Monday, Jan. 23, 1995
Damage And Destruction
By Michael S. Serrill
EVERYONE WHO HAS READ JOSEPHINE Hart's best-selling novel Damage remembers the opening lines: "Damaged people are dangerous. They know they can survive." Those words came to life last week for Hart's husband, the British advertising mogul Maurice Saatchi. Wounded by his ouster last month as chairman of Saatchi & Saatchi, the agency he started in 1970, which grew to be one of the largest in the world, Saatchi struck back hard. He announced he would start a rival advertising firm that will probably spirit away some of Saatchi & Saatchi's biggest clients. To add to the retribution, at least seven of the London-based agency's top executives resigned, with three saying they would join their old boss's new enterprise.
Saatchi's moves sent the advertising world into an uproar and Saatchi & Saatchi stock into a nosedive; it ended last week at 102p on the London Stock Exchange, around 35% below its price in mid-December. Some analysts think that with its charismatic chairman gone, its executive suite half empty and its client list endangered, Maurice's original firm could break up.

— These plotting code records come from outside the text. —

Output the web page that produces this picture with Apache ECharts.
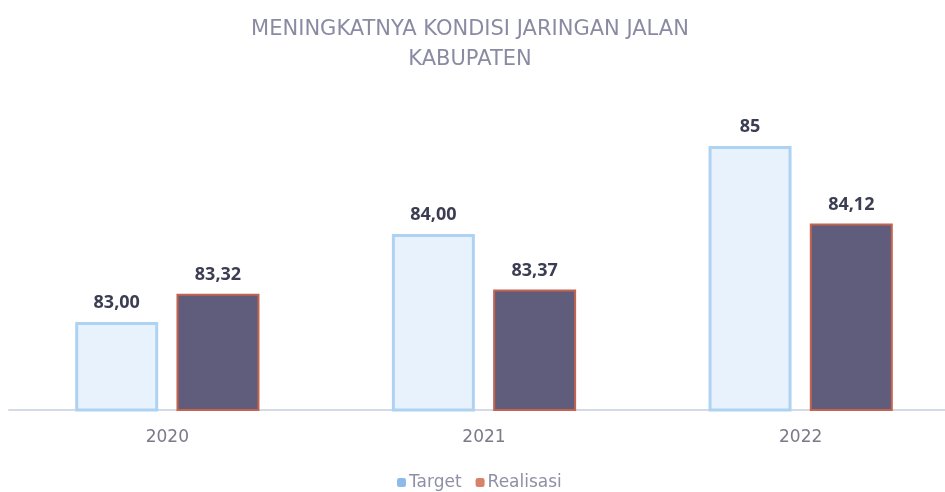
<!DOCTYPE html>
<html lang="id">
<head>
	<meta charset="UTF-8">
	<title>Kondisi Jaringan Jalan</title>
	<style>
		html, body { margin: 0; padding: 0; background: #fff; overflow: hidden; }
	</style>
</head>
<body>
	<!-- chart is a bit wider than the window: the source image was cropped on the right -->
	<div id="main" style="width: 960px;height: 492px"></div>
	<script src="https://cdn.jsdelivr.net/npm/echarts@6/dist/echarts.min.js"></script>
	<script>
		// data
		var years = ['2020', '2021', '2022'];
		var target = [83.00, 84.00, 85];
		var realisasi = [83.32, 83.37, 84.12];
		var targetLabels = ['83,00', '84,00', '85'];
		var realisasiLabels = ['83,32', '83,37', '84,12'];

		var myChart = echarts.init(document.getElementById('main'));

		var labelStyle = {
			show: true,
			position: 'top',
			distance: 10,
			color: '#3b3d52',
			fontSize: 18,
			fontWeight: 'bold',
			fontFamily: 'Open Sans'
		};

		myChart.setOption({
			animation: false,
			title: {
				text: 'MENINGKATNYA KONDISI JARINGAN JALAN\nKABUPATEN',
				left: 465,
				textAlign: 'center',
				top: 10,
				textStyle: {
					color: '#8a8ba3',
					fontSize: 21,
					fontWeight: 'normal',
					fontFamily: 'DejaVu Sans',
					lineHeight: 30
				}
			},
			legend: {
				data: [
					{ name: 'Target', itemStyle: { color: '#8dbbe9', borderWidth: 0 } },
					{ name: 'Realisasi', itemStyle: { color: '#d8826a', borderWidth: 0 } }
				],
				bottom: -4,
				left: 392,
				itemWidth: 9,
				itemHeight: 9,
				itemGap: 14,
				textStyle: { color: '#8f8fa8', fontSize: 17, fontFamily: 'DejaVu Sans', padding: [0, 0, 0, -2] }
			},
			grid: { left: 9, right: 1, top: 58, bottom: 82, containLabel: false },
			xAxis: {
				type: 'category',
				data: years,
				axisLine: { lineStyle: { color: '#d5dbe6', width: 2 } },
				axisTick: { show: false },
				axisLabel: { color: '#7a7a88', fontSize: 17, margin: 19, fontFamily: 'DejaVu Sans' }
			},
			yAxis: {
				type: 'value',
				min: 82,
				max: 86,
				show: false,
				splitLine: { show: false }
			},
			series: [{
				name: 'Target',
				type: 'bar',
				barWidth: 83,
				barGap: '22%',
				data: target,
				itemStyle: { color: '#e8f2fc', borderColor: '#aed3f2', borderWidth: 3 },
				label: Object.assign({}, labelStyle, {
					formatter: function (p) { return targetLabels[p.dataIndex]; }
				})
			}, {
				name: 'Realisasi',
				type: 'bar',
				barWidth: 83,
				data: realisasi,
				itemStyle: { color: '#5f5d7b', borderColor: '#c4634e', borderWidth: 2 },
				label: Object.assign({}, labelStyle, {
					formatter: function (p) { return realisasiLabels[p.dataIndex]; }
				})
			}]
		});
	</script>
</body>
</html>
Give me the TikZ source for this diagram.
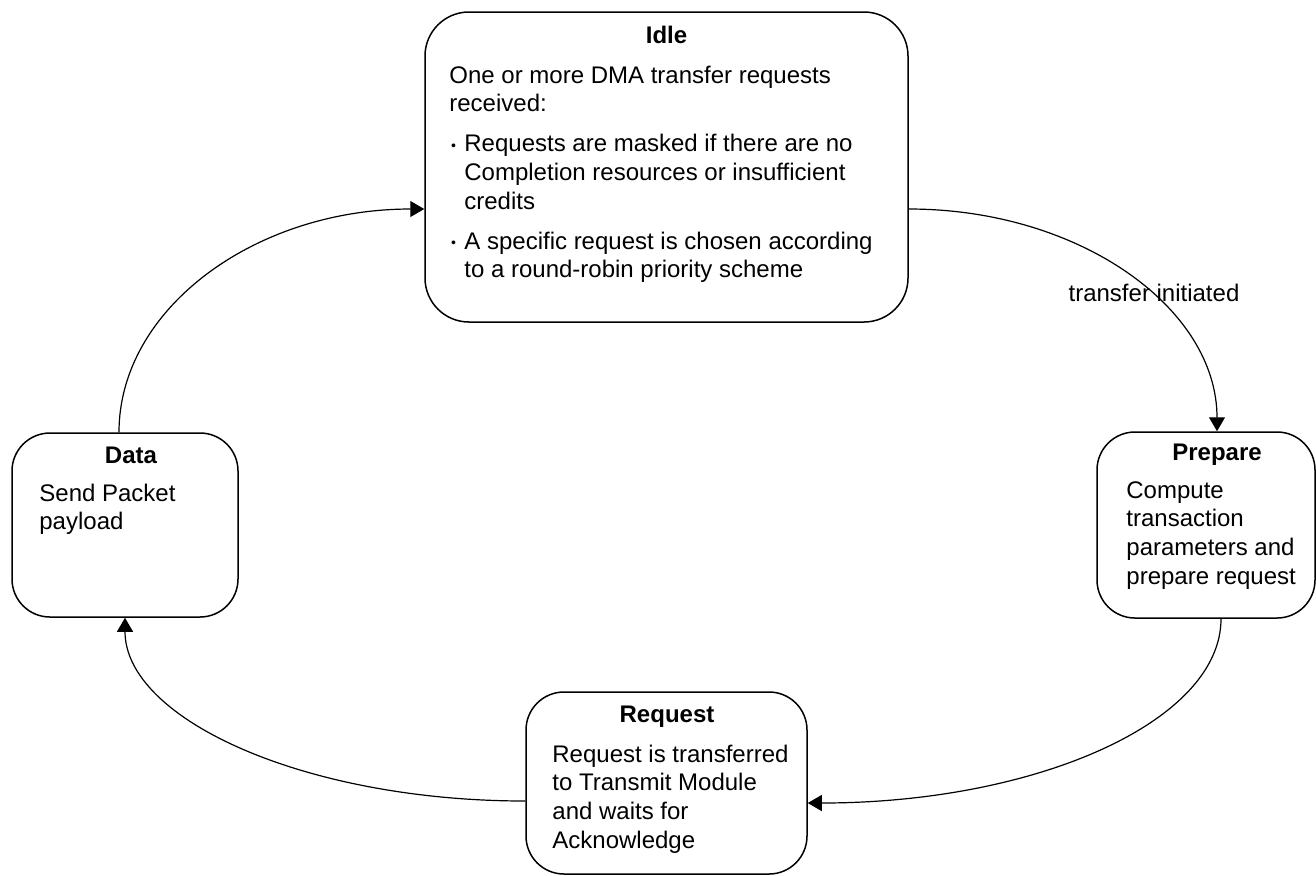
\documentclass[tikz,border=0pt]{standalone}
\usepackage{fontspec}
\setmainfont{Liberation Sans}
\usetikzlibrary{arrows.meta}
\newcommand{\bul}{\makebox[7.5pt][l]{\hspace{0.8pt}\raisebox{0.6pt}{\fontsize{7}{7}\selectfont •}}}
\newcommand{\ind}{\hspace*{7.5pt}}
\begin{document}
\begin{tikzpicture}[x=0.5pt,y=-0.5pt,
  statebox/.style={draw, line width=0.75pt, rectangle, rounded corners=19pt, inner sep=0pt},
  titletext/.style={font=\fontsize{12}{14.4}\selectfont\bfseries, inner sep=0pt, anchor=base},
  bodytext/.style={font=\fontsize{12}{14.4}\selectfont, inner sep=0pt, align=left, anchor=base west},
  conn/.style={draw, line width=0.6pt, -{Triangle[length=7pt,width=8pt]}},
  lbl/.style={font=\fontsize{12}{14.4}\selectfont, inner sep=0pt, anchor=base}]
\useasboundingbox (0,0) rectangle (1316,875);

% boxes
\node[statebox, rounded corners=22pt, minimum width=241.5pt, minimum height=155pt] (idle) at (666.5,167) {};
\node[statebox, minimum width=113pt, minimum height=92pt] (data) at (125,525) {};
\node[statebox, minimum width=109pt, minimum height=93pt] (prepare) at (1206,525) {};
\node[statebox, minimum width=140.5pt, minimum height=91pt] (request) at (666.5,783) {};

% texts (anchored at the baseline of their last line)
\node[titletext] (idlet) at (666.5,43) {Idle};
\node[bodytext] (idleb) at (449,277.8) {One or more DMA transfer requests\\
received:\\[5.5pt]
\bul Requests are masked if there are no\\
\ind Completion resources or insufficient\\
\ind credits\\[5.5pt]
\bul A specific request is chosen according\\
\ind to a round-robin priority scheme};

\node[titletext] (datat) at (131,463) {Data};
\node[bodytext] (datab) at (39,529.8) {Send Packet\\payload};

\node[titletext] (prept) at (1217,460) {Prepare};
\node[bodytext] (prepb) at (1126,584.4) {Compute\\transaction\\parameters and\\prepare request};

\node[titletext] (reqt) at (667,722) {Request};
\node[bodytext] (reqb) at (552,848.4) {Request is transferred\\to Transmit Module\\and waits for\\Acknowledge};

% connectors
\path[conn] ([yshift=-21pt]idle.east) .. controls +(170.7,0) and +(0,-123.2) .. ([xshift=5.5pt]prepare.north);
\path[conn] ([xshift=7.5pt]prepare.south) .. controls +(0,102.7) and +(228.6,0) .. ([yshift=-10pt]request.east);
\path[conn] ([yshift=-9pt]request.west) .. controls +(-221.5,0) and +(0,101) .. (data.south);
\path[conn] ([xshift=-3pt]data.north) .. controls +(0,-123.7) and +(-169,0) .. ([yshift=-21pt]idle.west);

\node[lbl] (ti) at (1154,301) {transfer initiated};
\end{tikzpicture}
\end{document}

Saatchi & Saatchi CEO Charles Scott and his backers scrambled to put the best face on the setback. After three Saatchi loyalists, including acting chairman Jeremy Sinclair, walked out early in the week, Scott issued a statement saying that "if the departure of Mr. Saatchi is included, it's just four people out of 11,500."
But Scott's denial that the resignations injured the firm were later belied when Saatchi & Saatchi filed suit in London High Court, charging a conspiracy to injure the company, demanding damages, and seeking to enforce clauses in the three departing managers' employment contracts forbidding them to work for a competing firm for at least a year.
Feelings were bitter on all sides, with Sinclair charging that "the company is in the grip of people who do not understand the business." A number of important clients agreed. By week's end four major companies had pulled out or announced they were reviewing their accounts. The most important defector may be British Airways, whose $125 million annual advertising spending earned Saatchi & Saatchi $9 million in profits last year. Other companies reconsidering their advertising deals include the candymaker Mars and the Mirror media group. In announcing that he too was thinking of closing his account, Stanley Kalms, head of the British electronics retail chain Dixons, called the Saatchi affair one of the "worst examples of corporate governance" he had ever seen.
In the wake of the fiasco, fingers are being pointed at Chicago businessman David Herro, reportedly the company's biggest stockholder, who engineered Saatchi's ouster as chairman. Herro says he has become a "scapegoat" in the affair, claiming he represented stockholders critical of Saatchi's administrative skills and worried about Saatchi & Saatchi's wobbly bottom line. What he didn't anticipate, of course, was that intense fealty to the ousted executive -- born of his close personal ties to staff and clients -- would lead to a mass exodus. That same loyalty means, analysts say, that when Saatchi launches his new company, the New Saatchi Agency, scheduled for May, the venture is likely to be instantly formidable. As for his old company, Maurice Saatchi "is clearly looking to dismantle it," said Karen Ficker, an advertising analyst for Wasserstein Perella in New York City. In a business so dependent on the interplay of egos, a wounded one can cause a lot of damage.